Lastly here are some links for examples of what type of cat tree's I am interested in purchasing:
Cat Condos Furniture Trees Toys Kitty Towers Katimanjaro PlayTimeWorkShop.com
73-inch Bungalow Cat Furniture Tree Condo | Overstock.com
Bungalow Cat Furniture 62-inch Tree Condo | Overstock.com

Thank you all of you for responding.


----------



## Auntie Crazy (Dec 10, 2006)

I've bought Amarkat cat trees off Amazon.com - great quality and great prices.

In fact, I'm thinking about getting this one, if I can just find a place for it *chuckle*:


----------



## Heidi n Q (Nov 22, 2006)

In 1996 I purchased an Angelical Cat tree.

I *love* everything about it; natural tree limbs, curved sleeping/lounging platforms and height.

Mine looks like the one in the bottom left of the pic.


----------



## Ummm (Jul 16, 2010)

This is the one I have (and the store I bought it from). At the time I bought it they offered free shipping!

See link.


----------



## Susan (Mar 29, 2010)

I'm getting quite jealous seeing all of these wonderful cat trees that I don't appear to be able to buy! I've tried ordering cat trees from Amazon and similar online retailers. I get all the way to the check-out, only to be told "Sorry, we don't ship to your area". I can buy smaller items from Amazon and the like, but not larger items. So, I'm stuck with whatever my local pet stores carry. I live in Canada (Toronto area). If anyone knows of a good online retailer that will deliver cat trees to Canada/Toronto, I'd be interested in hearing about it.


----------



## Cat Person (Aug 6, 2010)

Hi All,

Thank you very much for your responses. I will post photo's of mine when I get it.


----------



## Ducman69 (Aug 28, 2010)

Auntie Crazy said:


> I've bought Amarkat cat trees off Amazon.com - great quality and great prices.

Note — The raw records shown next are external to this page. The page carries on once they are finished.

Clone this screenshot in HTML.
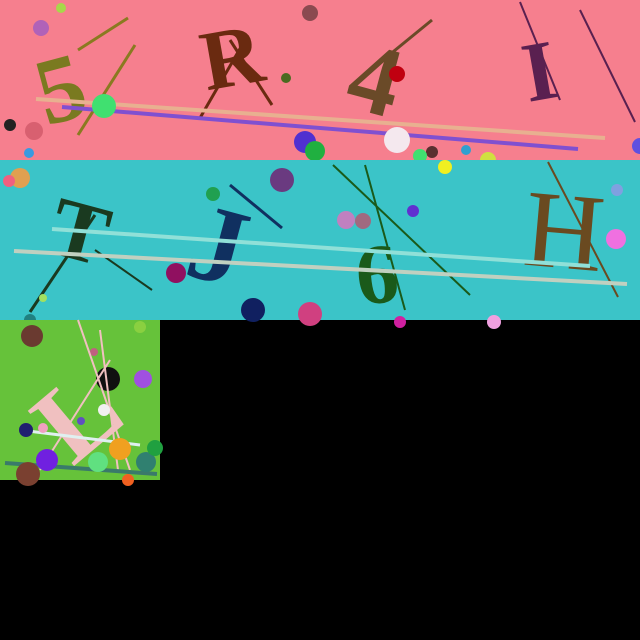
<!DOCTYPE html>
<html><head><meta charset="utf-8"><style>
html,body{margin:0;padding:0;background:#000;width:640px;height:640px;overflow:hidden}
svg{display:block}
text{font-family:"Liberation Serif",serif}
</style></head><body>
<svg width="640" height="640" viewBox="0 0 640 640" xmlns="http://www.w3.org/2000/svg">
<rect width="640" height="640" fill="#000"/>
<g>
<rect x="0" y="0" width="640" height="160" fill="#f67f8e"/>
<circle cx="41" cy="28" r="8" fill="#b062b8"/><circle cx="61" cy="8" r="5" fill="#a8d84a"/>
<circle cx="310" cy="13" r="8" fill="#8a4a50"/><circle cx="286" cy="78" r="5" fill="#4a6a20"/>
<circle cx="10" cy="125" r="6" fill="#222"/><circle cx="34" cy="131" r="9" fill="#d86070"/>
<circle cx="29" cy="153" r="5" fill="#3a9ae0"/>
<text x="35" y="118" font-size="95" font-weight="bold" fill="#7a7a20" font-family="Liberation Sans" transform="rotate(-15 70 80)">5</text>
<text x="200" y="85" font-size="85" fill="#6a2a10" font-weight="bold" transform="rotate(-10 235 50)">R</text>
<text x="352" y="118" font-size="100" fill="#6a4a28" font-weight="bold" font-family="Liberation Sans" transform="rotate(15 395 75)">4</text>
<text x="522" y="98" font-size="85" fill="#5a2050" font-family="Liberation Serif" font-weight="bold" transform="rotate(-10 548 65)">I</text>
<line x1="78" y1="50" x2="128" y2="18" stroke="#8a7a20" stroke-width="3"/>
<line x1="78" y1="135" x2="135" y2="45" stroke="#8a7a20" stroke-width="3"/>
<line x1="200" y1="118" x2="245" y2="40" stroke="#6a2a10" stroke-width="3"/>
<line x1="230" y1="40" x2="272" y2="105" stroke="#6a2a10" stroke-width="3"/>
<line x1="355" y1="83" x2="432" y2="20" stroke="#6a4a28" stroke-width="3"/>
<line x1="520" y1="2" x2="560" y2="100" stroke="#5a2050" stroke-width="2"/>
<line x1="580" y1="10" x2="635" y2="122" stroke="#5a2050" stroke-width="2"/>
<line x1="36" y1="99" x2="605" y2="138" stroke="#e8b090" stroke-width="4"/>
<line x1="62" y1="107" x2="578" y2="149" stroke="#8050d0" stroke-width="4"/>
<circle cx="104" cy="106" r="12" fill="#40e070"/><circle cx="397" cy="74" r="8" fill="#c00010"/>
<circle cx="305" cy="142" r="11" fill="#5030d0"/><circle cx="315" cy="151" r="10" fill="#20b040"/>
<circle cx="397" cy="140" r="13" fill="#f4e8ee"/><circle cx="432" cy="152" r="6" fill="#5a3030"/>
<circle cx="466" cy="150" r="5" fill="#30a0d0"/><circle cx="420" cy="156" r="7" fill="#40e070"/>
<circle cx="488" cy="160" r="8" fill="#d0e040"/><circle cx="640" cy="146" r="8" fill="#6050e0"/>
</g>
<g>
<rect x="0" y="160" width="640" height="160" fill="#3bc4c8"/>
<circle cx="20" cy="178" r="10" fill="#e0a050"/><circle cx="9" cy="181" r="6" fill="#f06080"/>
<circle cx="213" cy="194" r="7" fill="#20a050"/><circle cx="282" cy="180" r="12" fill="#6a3a80"/>
<circle cx="346" cy="220" r="9" fill="#c080c0"/><circle cx="363" cy="221" r="8" fill="#a06a80"/>
<circle cx="413" cy="211" r="6" fill="#6030d0"/><circle cx="445" cy="167" r="7" fill="#f0f020"/>
<circle cx="617" cy="190" r="6" fill="#80a0e0"/><circle cx="616" cy="239" r="10" fill="#f070e0"/>
<text x="55" y="262" font-size="85" fill="#1a3a20" font-family="Liberation Sans" font-weight="bold" transform="rotate(15 90 220)">T</text>
<text x="190" y="285" font-size="110" fill="#103060" font-family="Liberation Sans" font-weight="bold" transform="rotate(15 230 250)">J</text>
<text x="355" y="302" font-size="85" fill="#1a5a1a" font-family="Liberation Sans" font-weight="bold" transform="rotate(-5 385 265)">6</text>
<text x="525" y="268" font-size="110" fill="#6a4a20" font-family="Liberation Serif" transform="rotate(5 565 225)">H</text>
<line x1="30" y1="312" x2="95" y2="215" stroke="#1a3a20" stroke-width="3"/>
<line x1="95" y1="250" x2="152" y2="290" stroke="#1a3a20" stroke-width="2"/>
<line x1="230" y1="185" x2="282" y2="228" stroke="#103060" stroke-width="3"/>
<line x1="333" y1="165" x2="470" y2="295" stroke="#1a5a1a" stroke-width="2"/>
<line x1="365" y1="165" x2="405" y2="310" stroke="#1a5a1a" stroke-width="2"/>
<line x1="548" y1="162" x2="618" y2="297" stroke="#6a4a20" stroke-width="2"/>
<line x1="52" y1="229" x2="590" y2="266" stroke="#90e0d8" stroke-width="4"/>
<line x1="14" y1="251" x2="627" y2="284" stroke="#c0d0c0" stroke-width="4"/>
<circle cx="176" cy="273" r="10" fill="#901060"/><circle cx="253" cy="310" r="12" fill="#102060"/>
<circle cx="310" cy="314" r="12" fill="#d04080"/><circle cx="43" cy="298" r="4" fill="#a0e060"/>
<circle cx="30" cy="320" r="6" fill="#208080"/><circle cx="400" cy="322" r="6" fill="#d020a0"/>
<circle cx="494" cy="322" r="7" fill="#f0a0e0"/>
</g>
<g>
<rect x="0" y="320" width="160" height="160" fill="#66c23a"/>
<circle cx="32" cy="336" r="11" fill="#6a3a30"/><circle cx="140" cy="327" r="6" fill="#8ad040"/>
<circle cx="108" cy="379" r="12" fill="#101010"/><circle cx="143" cy="379" r="9" fill="#a050e0"/>
<circle cx="94" cy="352" r="4" fill="#c06080"/>
<text x="30" y="450" font-size="110" fill="#f0c0c0" font-family="Liberation Sans" font-weight="bold" transform="rotate(-40 75 400)">L</text>
<line x1="78" y1="320" x2="130" y2="470" stroke="#f0c0c0" stroke-width="2"/>
<line x1="100" y1="330" x2="118" y2="470" stroke="#f0c0c0" stroke-width="2"/>
<line x1="40" y1="470" x2="110" y2="360" stroke="#f0c0c0" stroke-width="2"/>
<line x1="20" y1="430" x2="140" y2="445" stroke="#e0f0f0" stroke-width="3"/>
<line x1="5" y1="463" x2="157" y2="474" stroke="#3a7a6a" stroke-width="4"/>
<circle cx="104" cy="410" r="6" fill="#f0f0f0"/><circle cx="26" cy="430" r="7" fill="#202070"/>
<circle cx="43" cy="428" r="5" fill="#f0a0c0"/><circle cx="81" cy="421" r="4" fill="#6050c0"/>
<circle cx="47" cy="460" r="11" fill="#7020e0"/><circle cx="98" cy="462" r="10" fill="#60e080"/>
<circle cx="120" cy="449" r="11" fill="#f0a020"/><circle cx="146" cy="462" r="10" fill="#308070"/>
<circle cx="155" cy="448" r="8" fill="#20a040"/><circle cx="28" cy="474" r="12" fill="#7a4030"/>
<circle cx="128" cy="480" r="6" fill="#f06020"/>
</g>
</svg>
</body></html>
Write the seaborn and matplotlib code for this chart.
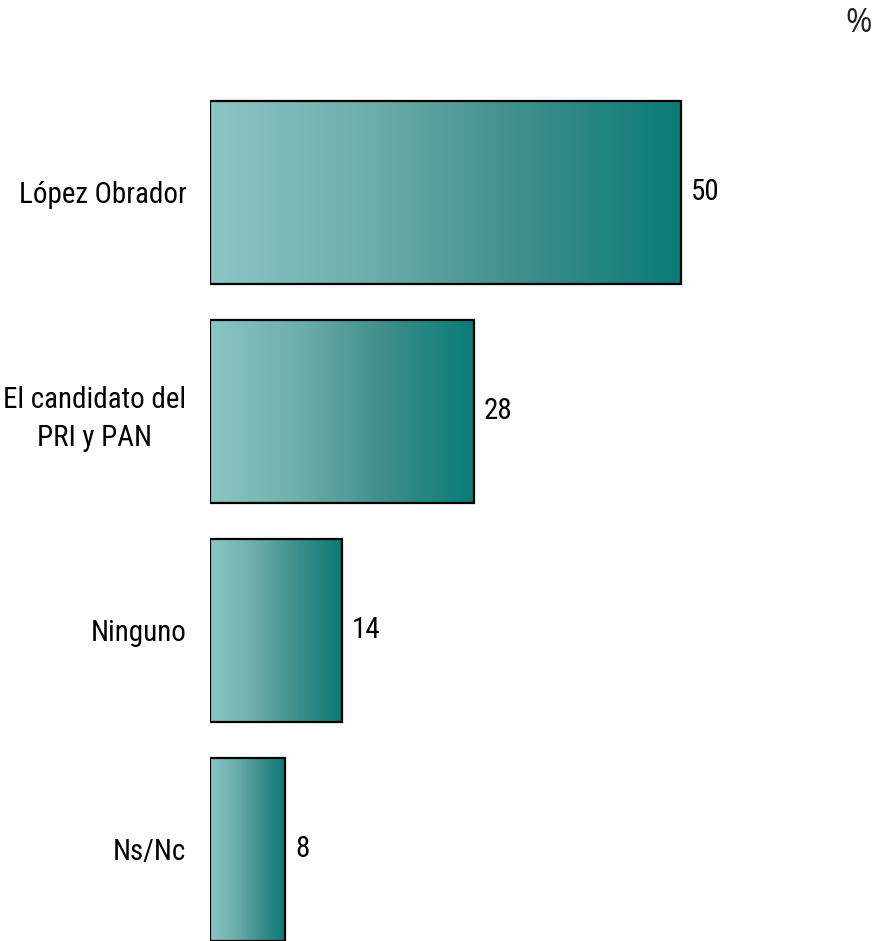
import numpy as np
import pandas as pd
import matplotlib
matplotlib.use("Agg")
import matplotlib.pyplot as plt
import seaborn as sns
from matplotlib import font_manager as fm
from matplotlib.colors import LinearSegmentedColormap
from matplotlib.textpath import TextPath

categories = ["López Obrador", "El candidato del\nPRI y PAN", "Ninguno", "Ns/Nc"]
values = [50, 28, 14, 8]
unit_label = "%"

sns.set_theme(style="white")

# locate a narrow sans font, preferring Liberation Sans Narrow
files = fm.findSystemFonts()
def pick(keys):
    for f in files:
        base = f.split("/")[-1].lower()
        if all(k in base for k in keys) and "bold" not in base and "italic" not in base:
            return f
    return None
path = pick(["liberationsansnarrow"]) or pick(["sansnarrow"]) or pick(["robotocondensed"]) or pick(["narrow"]) or pick(["condensed"])
fams = []
if path:
    fm.fontManager.addfont(path)
    fams = [fm.FontProperties(fname=path).get_name()]
plt.rcParams['font.family'] = fams + ['Liberation Sans', 'DejaVu Sans']

# fit font size so that the first label is ~165 px wide
probe = fm.FontProperties(family=plt.rcParams['font.family'], size=20)
tw = TextPath((0, 0), categories[0], prop=probe).get_extents().width  # points at 20pt
fs = 20 * (165 * 0.72) / tw

df = pd.DataFrame({"cat": categories, "val": values})

W, H = 878, 941
fig = plt.figure(figsize=(W / 100, H / 100), dpi=100)
ax = fig.add_axes([210 / W, 0, (W - 210) / W, 1])

sns.barplot(data=df, y="cat", x="val", orient="h", ax=ax, width=0.835,
            facecolor="none", edgecolor="black", linewidth=1.6)

cmap = LinearSegmentedColormap.from_list("teal", ["#8AC6C5", "#6EAEAB", "#3E8E8B", "#0A7B77"])
grad = np.linspace(0, 1, 256).reshape(1, -1)
for p in ax.patches:
    x0, y0 = p.get_x(), p.get_y()
    w, h = p.get_width(), p.get_height()
    im = ax.imshow(grad, cmap=cmap, aspect="auto", extent=[x0, x0 + w, y0 + h, y0],
                   zorder=p.get_zorder() - 0.1, interpolation="bicubic")
    im.set_clip_path(p)
    ax.text(x0 + w + 1.05, y0 + h / 2, f"{int(w)}", va="center", ha="left",
            fontsize=fs, color="black")

ax.set_xlim(0, (W - 210) / 9.42)
ax.set_ylim(3.418, -0.879)
ax.set_xlabel("")
ax.set_ylabel("")
ax.set_xticks([])
ax.tick_params(axis="y", length=0, pad=17, labelsize=fs, labelcolor="black")
for lbl in ax.get_yticklabels():
    lbl.set_multialignment("center")
    lbl.set_linespacing(1.45)
for s in ax.spines.values():
    s.set_visible(False)

fig.text(859 / W, 1 - 23 / H, unit_label, ha="center", va="center", fontsize=23,
         family=["Open Sans", "DejaVu Sans"], color="#222222")

fig.savefig("out.png", dpi=100)
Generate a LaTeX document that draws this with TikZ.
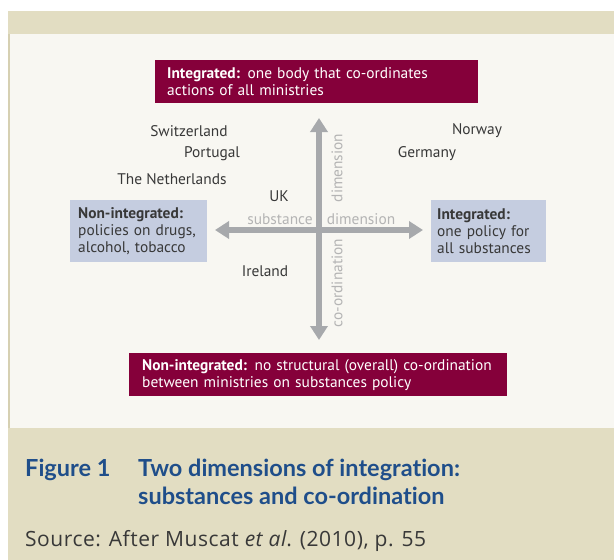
\documentclass[tikz,border=0pt]{standalone}
\usepackage{fontspec}
\setmainfont{PT Sans}
\newfontfamily\capfont[Ligatures={NoCommon,NoRare}]{Lato}
\newfontfamily\srcfont[LetterSpace=2.5]{Open Sans}
\usepackage{tikz}
\usetikzlibrary{positioning,arrows.meta}
\definecolor{band}{HTML}{E2DDC2}
\definecolor{edge}{HTML}{D6D0B2}
\definecolor{paper}{HTML}{F8F7F2}
\definecolor{wine}{HTML}{85003A}
\definecolor{lav}{HTML}{C5CDE0}
\definecolor{axgrey}{HTML}{A7A9AC}
\definecolor{lbgrey}{HTML}{B4B4B4}
\definecolor{ink}{HTML}{383838}
\definecolor{capblue}{HTML}{1F4E8A}
\tikzstyle{rb} = [fill=wine,text=white,align=left,anchor=north west,
                  inner xsep=12pt,inner ysep=0pt,minimum height=43pt]
\tikzstyle{bb} = [fill=lav,text=ink,align=left,anchor=north west,
                  inner xsep=8pt,inner ysep=0pt,minimum height=62pt]
\tikzstyle{cn} = [text=ink,inner sep=0]
\tikzstyle{al} = [text=lbgrey,inner sep=0]
\tikzstyle{ax} = [draw=axgrey,line width=6pt,
                  {Triangle[width=17pt,length=14pt]}-{Triangle[width=17pt,length=14pt]}]

\begin{document}
\begin{tikzpicture}[
      x=1pt,y=-1pt,
      font=\fontsize{15.4}{16.8}\selectfont]

  \useasboundingbox (0,0) rectangle (614,560);
  \fill[white] (0,0) rectangle (614,560);
  \fill[band] (8,11) rectangle (614,560);
  \fill[edge] (8,34) rectangle (9.5,428);
  \fill[paper] (9.5,34) rectangle (614,428);

  % the two ends of each dimension
  \node[rb,text width=299pt] (intco) at (155,60)
       {\textbf{Integrated:} one body that co-ordinates\\actions of all ministries};
  \node[rb,text width=352pt,inner xsep=13pt] (nonco) at (129,353)
       {\textbf{Non-integrated:} no structural (overall) co-ordination\\between ministries on substances policy};
  \node[bb,text width=121pt] (nonsub) at (70,200)
       {\textbf{Non-integrated:}\\policies on drugs,\\alcohol, tobacco};
  \node[bb,text width=103pt,inner xsep=6pt] (intsub) at (431,200)
       {\textbf{Integrated:}\\one policy for\\all substances};

  % axes
  \coordinate (up)    at (319,118);
  \coordinate (down)  at (319,340);
  \coordinate (left)  at (215,230);
  \coordinate (right) at (423,230);
  \draw[ax] (down) -- (up);
  \draw[ax] (left) -- (right);

  \node[al,rotate=90] (dimv) at (337,168) {dimension};
  \node[al,rotate=90] (cood) at (337,283) {co-ordination};
  \node[al] (subst) at (280,219) {substance};
  \node[al] (dimh)  at (361,219) {dimension};

  % countries
  \node[cn] (ch) at (189,131) {Switzerland};
  \node[cn] (pt) at (212,154) {Portugal};
  \node[cn] (nl) at (172,179) {The Netherlands};
  \node[cn] (uk) at (279,196) {UK};
  \node[cn] (ie) at (265,271) {Ireland};
  \node[cn] (no) at (477,131) {Norway};
  \node[cn] (de) at (427,154) {Germany};

  % caption
  \node[anchor=base west,inner sep=0,text=capblue,
        font=\capfont\bfseries\fontsize{23.5}{27.5}\selectfont] (fig) at (25,476.7) {Figure 1};
  \node[anchor=north west,inner sep=0,text=capblue,align=left,
        font=\capfont\bfseries\fontsize{23.5}{27.5}\selectfont] (title) at (138,459)
       {Two dimensions of integration:\\substances and co-ordination};
  \node[anchor=base west,inner sep=0,text=ink,
        font=\srcfont\fontsize{21}{24}\selectfont] (src) at (25,546)
       {Source: After Muscat \textit{et al}. (2010), p. 55};

\end{tikzpicture}
\end{document}
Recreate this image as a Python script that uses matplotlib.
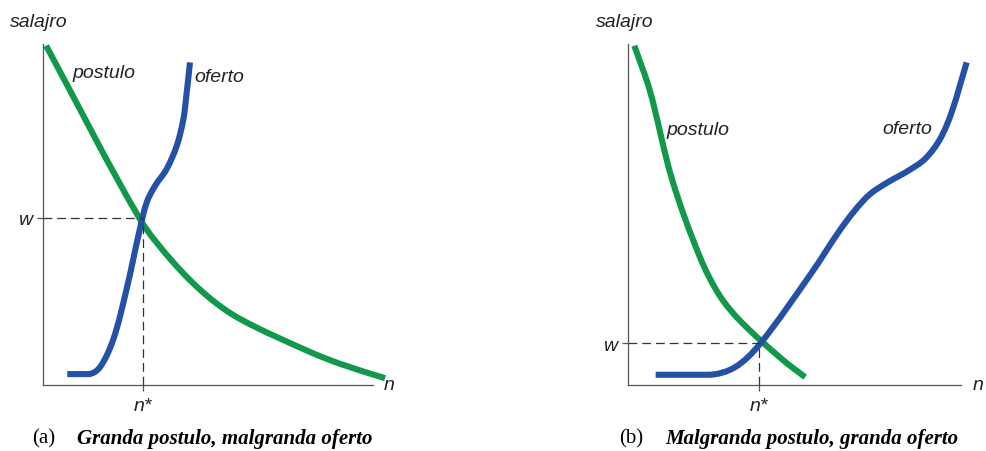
import matplotlib
matplotlib.use('Agg')
import matplotlib.pyplot as plt
import numpy as np
from matplotlib.path import Path
from matplotlib.patches import PathPatch

# (a) granda postulo, malgranda oferto
postulo_a_n = [1.1, 29.5, 39.6, 49.8, 59.8, 80.1, 90.2, 103.8]
postulo_a_w = [99.5, 48.7, 36.0, 26.2, 19.4, 10.1, 6.2, 2.0]
oferto_a_n = [7.5, 13.9, 17.4, 21.5, 25.5, 29.5, 31.6, 34.1, 37.6, 40.7, 42.7, 43.7, 44.7]
oferto_a_w = [3.2, 3.2, 5.2, 13.5, 28.2, 45.7, 53.6, 58.4, 63.3, 70.2, 78.0, 85.8, 94.6]
ekvilibro_a = (30.4, 49.0)

# (b) malgranda postulo, granda oferto
postulo_b_n = [1.9, 6.6, 13.2, 21.6, 27.6, 34.1, 46.2, 53.2]
postulo_b_w = [99.5, 86.2, 60.4, 37.5, 26.1, 18.4, 7.6, 2.3]
oferto_b_n = [8.3, 24.1, 32.1, 39.6, 55.2, 63.2, 68.2, 72.7, 78.1, 84.1, 89.2, 93.7, 97.2, 101.7]
oferto_b_w = [3.0, 3.0, 5.2, 12.0, 33.0, 44.8, 51.3, 56.0, 59.5, 62.8, 66.3, 72.1, 80.0, 94.6]
ekvilibro_b = (39.4, 12.3)

GREEN = '#12984a'
BLUE = '#2451a5'
TXT = '#222222'


def glata_kurbo(ax, x, y, color):
    # kubaj Bezier-pecoj tra la punktoj, tangentoj laŭ kordolongo
    P = np.column_stack([x, y]).astype(float)
    n = len(P)
    t = np.concatenate([[0], np.cumsum(np.hypot(*np.diff(P, axis=0).T))])
    T = np.zeros_like(P)
    T[0] = (P[1] - P[0]) / (t[1] - t[0])
    T[-1] = (P[-1] - P[-2]) / (t[-1] - t[-2])
    for i in range(1, n - 1):
        T[i] = (P[i + 1] - P[i - 1]) / (t[i + 1] - t[i - 1])
        # sen superpaŝo ĉe ebenaj partoj
        for k in range(2):
            if (P[i, k] - P[i - 1, k]) * (P[i + 1, k] - P[i, k]) <= 0:
                T[i, k] = 0
    verts = [P[0]]
    codes = [Path.MOVETO]
    for i in range(n - 1):
        h = (t[i + 1] - t[i]) / 3
        verts += [P[i] + T[i] * h, P[i + 1] - T[i + 1] * h, P[i + 1]]
        codes += [Path.CURVE4] * 3
    ax.add_patch(PathPatch(Path(verts, codes), fill=False, edgecolor=color,
                           lw=4.4, capstyle='butt', joinstyle='round', clip_on=False))


def panelo(ax, pn, pw, on, ow, ekv, lab_p, lab_o):
    ax.set_xlim(0, 100)
    ax.set_ylim(0, 100)
    for s in ['top', 'right']:
        ax.spines[s].set_visible(False)
    for s in ['left', 'bottom']:
        ax.spines[s].set_color('#555555')
        ax.spines[s].set_linewidth(0.9)

    n0, w0 = ekv
    ax.plot([0, n0], [w0, w0], color='#333333', lw=0.9, ls=(0, (7, 4)))
    ax.plot([n0, n0], [0, w0], color='#333333', lw=0.9, ls=(0, (7, 4)))

    glata_kurbo(ax, pn, pw, GREEN)
    glata_kurbo(ax, on, ow, BLUE)

    ax.set_xticks([n0], ['n*'])
    ax.set_yticks([w0], ['w'])
    ax.tick_params(axis='both', length=4, width=0.9, color='#555555',
                   labelsize=14, labelcolor=TXT)
    ax.tick_params(axis='x', pad=5)
    for t in ax.get_xticklabels() + ax.get_yticklabels():
        t.set_fontstyle('italic')
        t.set_family('Liberation Sans')

    f = dict(family='Liberation Sans', style='italic', fontsize=14, color=TXT)
    ax.text(-0.01, 1.067, 'salajro', transform=ax.transAxes, ha='center', va='center', **f)
    ax.text(1.05, 0.0, 'n', transform=ax.transAxes, ha='center', va='center', **f)
    ax.text(lab_p[0], lab_p[1], 'postulo', ha='left', va='center', **f)
    ax.text(lab_o[0], lab_o[1], 'oferto', ha='left', va='center', **f)


fig = plt.figure(figsize=(9.86, 4.52), dpi=100)
ax1 = fig.add_axes([42.5 / 986, 66 / 452, 330 / 986, 341 / 452])
ax2 = fig.add_axes([628 / 986, 66 / 452, 333 / 986, 341 / 452])

panelo(ax1, postulo_a_n, postulo_a_w, oferto_a_n, oferto_a_w, ekvilibro_a,
       (9.2, 91.5), (46.0, 90.6))
panelo(ax2, postulo_b_n, postulo_b_w, oferto_b_n, oferto_b_w, ekvilibro_b,
       (11.5, 75.0), (76.5, 75.3))

serif = dict(family='Liberation Serif', fontsize=15, color='black', va='center')
fig.text(32 / 986, 1 - 439 / 452, '(a)', **serif)
fig.text(77 / 986, 1 - 439 / 452, 'Granda postulo, malgranda oferto',
         weight='bold', style='italic', **serif)
fig.text(619 / 986, 1 - 439 / 452, '(b)', **serif)
fig.text(665 / 986, 1 - 439 / 452, 'Malgranda postulo, granda oferto',
         weight='bold', style='italic', **serif)

fig.savefig('out.png', dpi=100)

She speaks the truth! Amen-ah! 

I bought this one from Amazon, with free 2-day shipping thanks to prime, and like it so much I bought a second:
Amazon.com: Cat Tree, Beige: Home & Garden









You can see it in this video (I moved it to the right side which looks much better in the room), which brings me to the other point which is not to forget that you can modify ikea stuff or use other natural high items in your house and/or shelves that kitties will love just as much. :smile:


----------



## Kobster (Feb 1, 2007)

Wow Ducman! Those are some really cool kitty shelves in those high windows. Your cats must LOVE you!


----------



## karate0kat (Jul 23, 2010)

I'm so torn. I have a scratching post/tent plus a very simple two story carpeted tube, but I really want to get Vala a more complex tree. But after I graduate next spring I'm moving. I'm still not 100% where or how I'll move my stuff there, but no matter what it's going to involve a lot of leaving stuff behind. I don't want to spend a ton of money on something that I'm just not going to be able to take with me. I've thought about trying to make my own, since the raw materials aren't that expensive and I have basic construction skills thanks to my art major (and if I make it myself I might be able to take it apart to transport), but I don't have a good place to act as a work shop.

What about someplace like craiglist? Obviously buying a used one has risks, has anyone had problems with fleas or with cats not liking something used because it smells like other cats?


----------



## kwarendorf (Oct 12, 2009)

I have two Armarkat trees. One I got from Cozycatfurniture and the other from Allpetfurniture. The trees are great and both companies were good with timely delivery.


----------



## OctoberinMaine (Sep 12, 2006)

Ducman, you're an inspiration! Those high shelves are great. We did a similar thing with screwing a board to a window sill so it becomes a wider, more comfortable place to lay down, and glued on a bathroom rug instead of carpet. The whole thing cost about $12. Here's what it looks like:


----------



## azcat (Oct 10, 2010)

Can big cats (13-15 lbs) fit into standard kitty condos? I'm thinking about getting a cat tree/tower since ImpostorCat likes to get on high places, but he's kind of big. And my boyfriend's cat is really big. He used to have a couple condos but never used them, I think he was too fat to fit in the holes.


----------



## Susan (Mar 29, 2010)

I'm afraid I don't know, but if that's a concern, you could consider a cat tree that doesn't have a condo, but just has cat perches and open resting areas.


----------



## Auntie Crazy (Dec 10, 2006)

Sure they can. This is Oscar, who weights 16 pounds, enjoying three different cat trees:


----------



## GrimalkinTheCheetoh (Sep 28, 2010)

I got this one: Armarkat Cat Tree Condo Scratcher | Overstock.com from Overstock. Grim seems to like it, but he's only 7 months old and already too big for the house on it. I need to either modify it and make a new house and platform for it, or move this one to the garage and get him a different on. I think I need to modify it or build one from scratch. Most of the commercially available ones are made for your typical size house cat and my boy is a bit bigger than normal. Fun winter project I guess.


----------